● **Stated exercise**: Repeat the lines exactly from the line that contains "Emit a component" through the line that contains "import * as"; leave images out and add nothing.

● **Extracted data entries**:
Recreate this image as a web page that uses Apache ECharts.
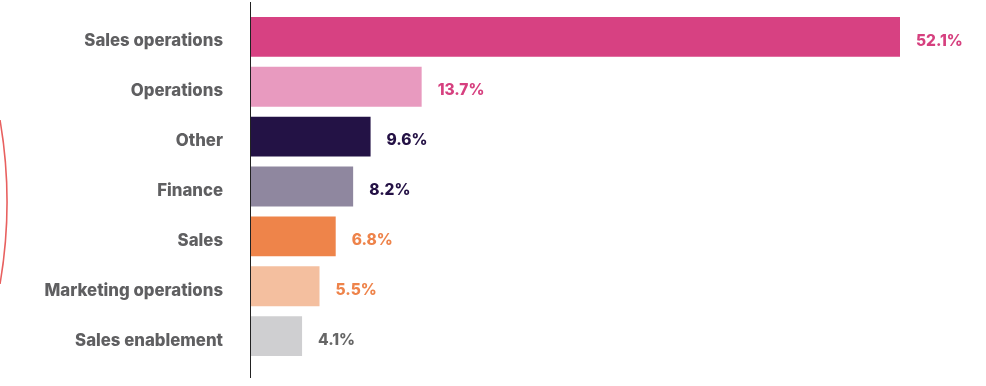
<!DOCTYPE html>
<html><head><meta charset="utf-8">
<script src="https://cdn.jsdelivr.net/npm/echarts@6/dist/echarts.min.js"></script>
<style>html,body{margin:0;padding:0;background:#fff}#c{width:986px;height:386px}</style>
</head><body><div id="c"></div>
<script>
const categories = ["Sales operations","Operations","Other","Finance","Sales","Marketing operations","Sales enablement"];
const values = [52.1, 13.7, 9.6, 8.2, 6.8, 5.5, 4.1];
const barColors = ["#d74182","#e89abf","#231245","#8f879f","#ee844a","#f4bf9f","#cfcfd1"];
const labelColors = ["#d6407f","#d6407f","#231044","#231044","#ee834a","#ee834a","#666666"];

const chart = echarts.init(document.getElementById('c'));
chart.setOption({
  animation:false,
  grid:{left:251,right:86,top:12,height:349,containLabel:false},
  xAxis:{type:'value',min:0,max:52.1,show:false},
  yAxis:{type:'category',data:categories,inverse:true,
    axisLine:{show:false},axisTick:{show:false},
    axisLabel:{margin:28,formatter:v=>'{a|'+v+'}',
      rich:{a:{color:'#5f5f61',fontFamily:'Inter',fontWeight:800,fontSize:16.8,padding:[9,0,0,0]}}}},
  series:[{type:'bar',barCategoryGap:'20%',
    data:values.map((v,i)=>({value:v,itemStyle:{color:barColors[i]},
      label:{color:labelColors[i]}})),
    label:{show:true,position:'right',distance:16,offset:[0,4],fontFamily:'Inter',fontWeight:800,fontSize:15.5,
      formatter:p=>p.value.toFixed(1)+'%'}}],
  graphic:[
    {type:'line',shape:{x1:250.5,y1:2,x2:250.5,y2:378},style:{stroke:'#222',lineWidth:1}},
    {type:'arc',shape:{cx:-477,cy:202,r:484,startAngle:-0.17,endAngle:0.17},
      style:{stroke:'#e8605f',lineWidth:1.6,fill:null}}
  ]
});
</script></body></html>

==

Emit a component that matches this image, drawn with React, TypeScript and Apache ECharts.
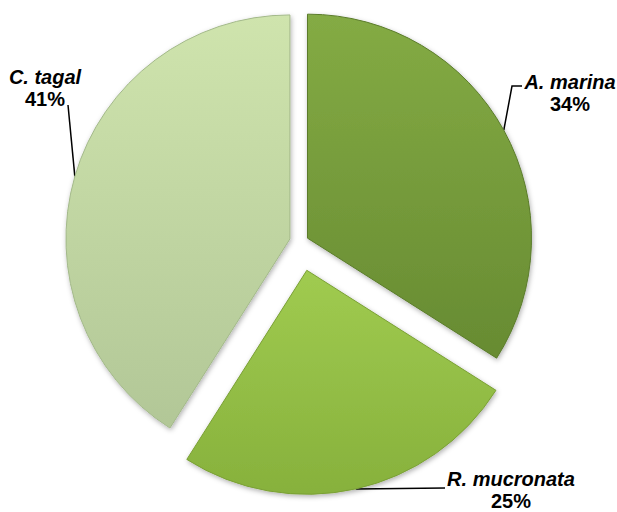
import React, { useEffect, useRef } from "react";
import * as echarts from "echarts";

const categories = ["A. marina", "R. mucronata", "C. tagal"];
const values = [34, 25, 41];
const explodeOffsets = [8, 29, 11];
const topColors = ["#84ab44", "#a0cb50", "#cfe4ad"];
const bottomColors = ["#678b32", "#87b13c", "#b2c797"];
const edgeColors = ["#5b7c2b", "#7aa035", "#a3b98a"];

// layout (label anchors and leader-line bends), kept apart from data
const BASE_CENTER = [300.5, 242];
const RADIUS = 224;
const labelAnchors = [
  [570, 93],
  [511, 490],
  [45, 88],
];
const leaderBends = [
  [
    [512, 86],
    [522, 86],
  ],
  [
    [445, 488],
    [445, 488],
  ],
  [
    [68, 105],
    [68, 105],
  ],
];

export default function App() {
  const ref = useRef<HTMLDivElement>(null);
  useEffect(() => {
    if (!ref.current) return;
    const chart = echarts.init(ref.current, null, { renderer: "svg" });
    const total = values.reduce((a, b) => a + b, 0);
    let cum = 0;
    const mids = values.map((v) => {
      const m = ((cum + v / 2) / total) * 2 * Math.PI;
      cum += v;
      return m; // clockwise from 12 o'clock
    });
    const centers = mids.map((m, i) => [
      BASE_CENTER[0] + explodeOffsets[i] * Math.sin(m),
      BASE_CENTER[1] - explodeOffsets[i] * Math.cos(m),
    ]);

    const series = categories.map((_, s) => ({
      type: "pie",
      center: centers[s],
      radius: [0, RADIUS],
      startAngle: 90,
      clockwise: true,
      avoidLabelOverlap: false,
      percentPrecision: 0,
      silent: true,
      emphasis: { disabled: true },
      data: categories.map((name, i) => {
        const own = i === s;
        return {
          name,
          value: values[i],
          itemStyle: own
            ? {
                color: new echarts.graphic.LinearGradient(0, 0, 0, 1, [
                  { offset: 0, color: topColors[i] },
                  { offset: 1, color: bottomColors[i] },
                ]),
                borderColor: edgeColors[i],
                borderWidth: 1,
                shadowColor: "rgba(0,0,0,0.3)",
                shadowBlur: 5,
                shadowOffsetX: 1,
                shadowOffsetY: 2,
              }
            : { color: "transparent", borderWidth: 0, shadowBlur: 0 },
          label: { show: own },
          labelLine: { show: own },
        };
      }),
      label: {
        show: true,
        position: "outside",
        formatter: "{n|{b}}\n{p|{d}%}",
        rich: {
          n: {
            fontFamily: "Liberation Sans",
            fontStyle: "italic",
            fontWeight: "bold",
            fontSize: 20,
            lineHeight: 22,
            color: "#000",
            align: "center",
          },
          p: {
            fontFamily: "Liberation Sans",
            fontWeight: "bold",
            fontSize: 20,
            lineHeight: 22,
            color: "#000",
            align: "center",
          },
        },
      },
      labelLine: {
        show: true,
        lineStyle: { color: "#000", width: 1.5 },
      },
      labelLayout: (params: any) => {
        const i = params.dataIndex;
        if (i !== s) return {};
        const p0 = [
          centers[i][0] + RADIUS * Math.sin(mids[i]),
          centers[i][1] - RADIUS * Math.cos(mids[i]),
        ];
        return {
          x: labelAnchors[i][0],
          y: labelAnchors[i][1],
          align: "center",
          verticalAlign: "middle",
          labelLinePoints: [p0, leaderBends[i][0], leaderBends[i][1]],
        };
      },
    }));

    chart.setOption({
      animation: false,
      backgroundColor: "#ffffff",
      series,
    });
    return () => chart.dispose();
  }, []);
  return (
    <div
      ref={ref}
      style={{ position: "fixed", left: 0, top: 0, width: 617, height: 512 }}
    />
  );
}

● **Response**:
Emit a component that matches this image, drawn with React, TypeScript and Apache ECharts.
import React, { useEffect, useRef } from "react";
import * as echarts from "echarts";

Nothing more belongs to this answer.